Case 2:12-cv-08333-ODW-JC Document 240-3 Filed 10/17/13 Page1of2 Page ID #:4484

EXHIBIT A

Case 2:12-cv-08333-ODW-JC Document 240-3 Filed 10/17/13 Page 2of2 Page ID #:4485

RELEASE AND SETTLEMENT AGREEMENT

THIS SETTLEMENT AGREEMENT (the “Agreement”) is entered into as of May 16, 2073 (“Effective Date”), by and between Brett Gibbs (“Gibbs”) and Paul Duffy, John Steele, Paul Hansmeier, Prenda Law Inc., Steele Hansmeier PLLC, Alpha Law Firm LLC. (Releasees)

NOW, THEREFORE, in consideration of the mutual promises contained herein and for other good and valuable consideration, the receipt and sufficiency of which are hereby irrevocably acknowledged, Brett Gibbs agrees as follows:

Gibbs and his agents, principals, attorneys, heirs, executors, administrators, predecessors, successors, assigns and privies hereby remise, release, and forever discharge Releasees, and all of their agents, principals, partners, officers, directors, employees, associates, attorneys, insurers, heirs, executors, administrators, predecessors, successors, affiliated entities, assigns, privies, spouses and all other persons, firms or corporations, which are or might be claimed to be liable for any acts related to Mr. Gibbs employment by Prenda Law Inc., Steele Hansmeier PLLC, Alpha Law Firm LLC, or any acts committed by Releasees against Gibbs from the beginning of time through the date of this agreement.
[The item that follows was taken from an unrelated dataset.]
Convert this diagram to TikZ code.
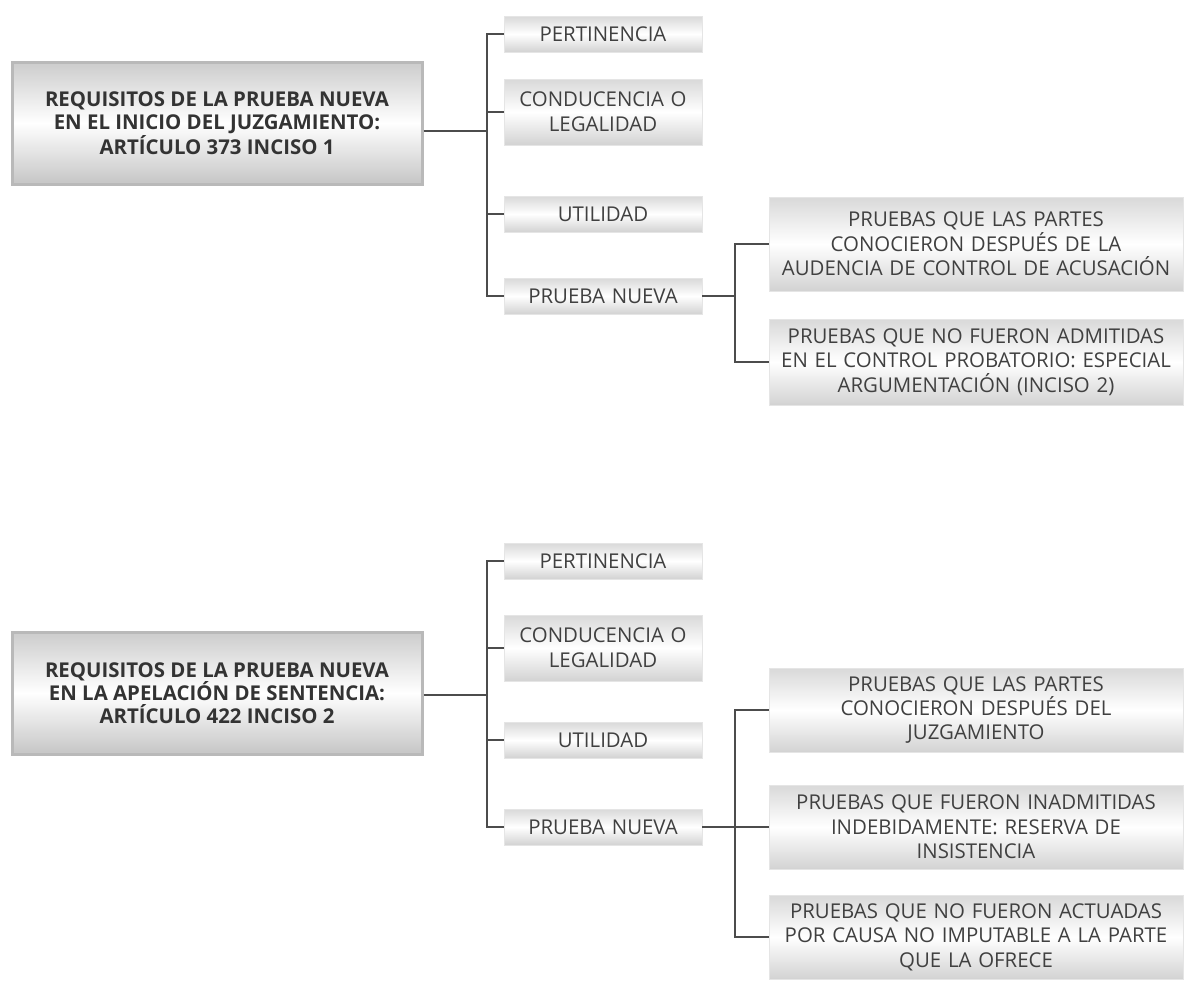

Gibbs recognizes and understands that he is releasing the aforementioned liability for any act or omission occurring from the beginning of time up to and including the date of this Agreement which relates to Gibbs and Releasees, regardless of whether or not Gibbs knew of said act, omission or of any injury relating thereto.

1. Independent Counsel. Each party acknowledges that they have read, reviewed, and fully considered the terms of this Agreement, has had the opportunity to consult with legal counsel, has made such investigation of facts pertinent hereto as it deems necessary and appropriate, and fully understands the terms and effect of this Agreement and executes the same freely of their own accord.

2. Venue. The venue for any action seeking to enforce or construe the meaning of this Agreement or the obligations of the Parties under here shall be a court of competent jurisdiction in Minneapolis, Minnesota.

3. Binding Effect. This Agreement shall inure to the benefit of and be binding upon the parties hereto and to their respective successors and legal representatives.

4. Nonwaiver. No provision of this Agreement shall be adjudged waived unless any such waiver is signed by the party against whom the waiver is asserted. The waiver by any party of a breach of any provision of this Agreement shall not operate or be construed as a waiver of any subsequent breach.

5. Severability. If any provision or application of this Agreement shall be held invalid or unenforceable then any such provisions shall be deemed severed from this Agreement and the remaining provisions and applications of this Agreement shall not be affected, but rather shall remain valid and enforceable.

6. Entire Agreement. This Agreement constitutes the entire agreement and supersedes any and all other understandings and agreements between the parties with respect to the subject matter hereof and no representation, statement or promise not contained herein shall be binding on either party. This Agreement may be modified only by a written amendment duly signed by each party.

7. Successors and Assigns. This Agreement shall be binding on and inure to the benefit of all parent companies, affiliates, subsidiaries, related companies, defendants, franchisees, successors and assigns.

8. Jointly Drafted. The parties to this Agreement have cooperated in the drafting and preparation of this Agreement. Therefore, this Agreement shall not be construed against either party on the basis that they independently drafted this Agreement.